Islamic charity co-founder in US convicted on tax charge

Seda was accused of helping smuggle $150,000 to Muslim fighters in Chechnya.

Eugene: A federal jury convicted the co-founder of an Islamic charity chapter who was accused of helping smuggle USD 150,000 to Muslim fighters in Chechnya.

Pete Seda was yesterday convicted of one count of conspiracy to defraud the government and one count of filing a false tax return. His lawyers said they would appeal.

"The verdict is a devastating blow to Mr Seda and his family," said defence attorney Steven Wax. "We do not believe that it reflects the truth of the charges. We will be pursuing a just result of this case to the highest court in the land, if need be. This fight is not yet over."

Judge Michael Hogan set sentencing for November 23. Seda claimed the money was intended as a tithe that his accountant failed to disclose on a tax return for the US chapter of the Al-Haramain Islamic Foundation in Ashland, Oregon The foundation has been declared a terrorist organisation by the US government.

The tax-fraud conviction was the government`s first significant victory in its prosecution of Al-Haramain, which it began investigating shortly after the September 11, 2001, terrorism attacks. A federal judge ruled in another case involving the charity that the government`s programme of wiretapping suspected terrorists without getting permission from a judge was illegal.

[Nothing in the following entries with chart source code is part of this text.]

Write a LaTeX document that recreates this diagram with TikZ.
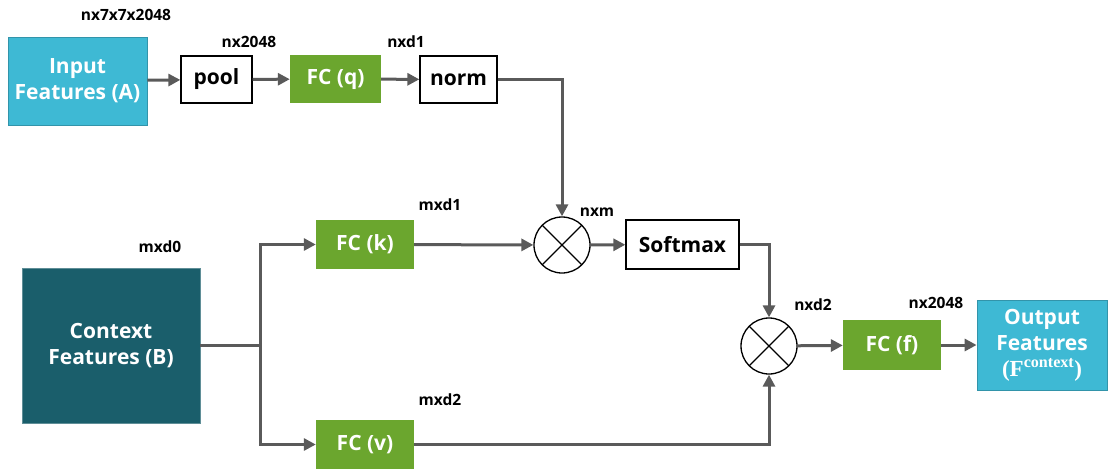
\documentclass[tikz,border=0pt]{standalone}
\usepackage{fontspec}
\setmainfont{Open Sans}
\newfontfamily\serifb{Liberation Serif}
\usetikzlibrary{arrows.meta}
\definecolor{cyanbox}{HTML}{3EB9D4}
\definecolor{greenbox}{HTML}{6BA62E}
\definecolor{tealbox}{HTML}{1A5E6B}
\definecolor{arrowgray}{HTML}{5A5A5A}
\begin{document}
\begin{tikzpicture}[x=1pt,y=-1pt,
  box/.style={draw=black,line width=1.3pt,fill=white,inner sep=0pt,font=\fontsize{21}{25}\selectfont\bfseries},
  gbox/.style={fill=greenbox,draw=none,inner sep=0pt,text=white,font=\fontsize{21}{25}\selectfont\bfseries},
  cbox/.style={fill=cyanbox,draw=cyanbox!80!black,line width=0.8pt,inner sep=0pt,text=white,align=center,font=\fontsize{21}{26}\selectfont\bfseries},
  tbox/.style={fill=tealbox,draw=tealbox!70!white,line width=0.8pt,inner sep=0pt,text=white,align=center,font=\fontsize{21}{26}\selectfont\bfseries},
  dim/.style={font=\fontsize{15.5}{18}\selectfont\bfseries,text=black,inner sep=0pt},
  mult/.style={circle,draw=black,line width=1.3pt,minimum size=56pt,inner sep=0pt,fill=white,
    path picture={\draw[line width=1.3pt,black] (path picture bounding box.north west) -- (path picture bounding box.south east) (path picture bounding box.north east) -- (path picture bounding box.south west);}},
  conn/.style={draw=arrowgray,line width=3pt,-{Triangle[length=12pt,width=12pt]}},
  line/.style={draw=arrowgray,line width=3pt}
]
\useasboundingbox (0,0) rectangle (1110,469);

% top row
\node[cbox,minimum width=139pt,minimum height=88pt] (inA) at (77.5,81) {Input\\Features (A)};
\node[box,minimum width=71pt,minimum height=47pt] (pool) at (216.5,79.5) {pool};
\node[gbox,minimum width=91pt,minimum height=48pt] (fcq) at (335.5,79) {FC (q)};
\node[box,minimum width=77pt,minimum height=47pt] (norm) at (458.5,79.5) {norm};

\node[dim] (l1) at (126,15) {nx7x7x2048};
\node[dim] (l2) at (249,42) {nx2048};
\node[dim] (l3) at (406,42) {nxd1};

% middle
\node[mult] (m1) at (562,245) {};
\node[dim] (l4) at (597,212) {nxm};
\node[box,minimum width=113pt,minimum height=49pt] (soft) at (682.5,244.5) {Softmax};

\node[tbox,minimum width=178pt,minimum height=155pt] (ctx) at (111,345.5) {Context\\Features (B)};
\node[dim] (l5) at (160,247) {mxd0};

\node[gbox,minimum width=98pt,minimum height=49pt] (fck) at (365,244.5) {FC (k)};
\node[dim] (l6) at (440,205) {mxd1};
\node[gbox,minimum width=98pt,minimum height=49pt] (fcv) at (365,444.5) {FC (v)};
\node[dim] (l7) at (440,400) {mxd2};

\node[mult] (m2) at (769,346) {};
\node[dim] (l8) at (813,305) {nxd2};
\node[gbox,minimum width=98pt,minimum height=50pt] (fcf) at (892,345) {FC (f)};
\node[dim] (l9) at (936,303) {nx2048};
\node[cbox,minimum width=130pt,minimum height=90pt] (out) at (1042,345) {Output\\Features\\{\serifb\bfseries\fontsize{23}{25}\selectfont (F\textsuperscript{context})}};

\coordinate (br) at (260,345.5);

% connectors
\draw[conn] (inA) -- (pool);
\draw[conn] (pool) -- (fcq);
\draw[conn] (fcq) -- (norm);
\draw[conn] (norm.east) -| (m1.north);
\draw[conn] (fck) -- (m1);
\draw[conn] (m1) -- (soft);
\draw[conn] (soft.east) -| (m2.north);
\draw[line] (ctx.east) -- (br);
\draw[conn] (br) |- (fck.west);
\draw[conn] (br) |- (fcv.west);
\draw[conn] (fcv.east) -| (m2.south);
\draw[conn] (m2) -- (fcf);
\draw[conn] (fcf) -- (out);
\end{tikzpicture}
\end{document}
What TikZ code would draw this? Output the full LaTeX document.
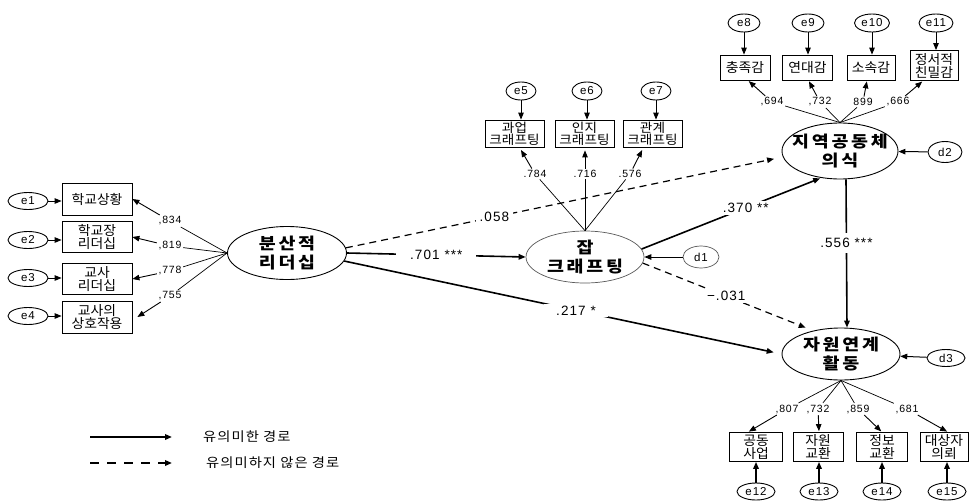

Prosecutors said Seda had a more sinister purpose, arguing throughout the week-long trial that he was a Muslim radical posing as a moderate promoting peace. They alleged he was trying to smuggle the money to help fighters overthrow the Chechnyan government.

The jury returned the verdict after nearly 13 hours of deliberation. A groan passed through the courtroom as Seda`s family slumped down on the benches. Seda, wearing a purple polo shirt with his beard neatly trimmed, turned and smiled at his family.

Assistant US attorneys Charles Gorder Jr and Chris Cardani told the jury that Al-Haramain distributed the Quran to US prison inmates. They said non-Muslims were issued a regular Quran while Muslim prisoners got an edition with an appendix calling for violence against Jews and non-believers, a version they called the "Noble Quran".

Part of Seda`s crime occurred when the charity`s co-founder, Soliman Al-Buthe, left the country with a donation of about USD 130,000, converted to traveller`s checks, without declaring the amount. Seda also failed to note the donation on the charity`s tax forms.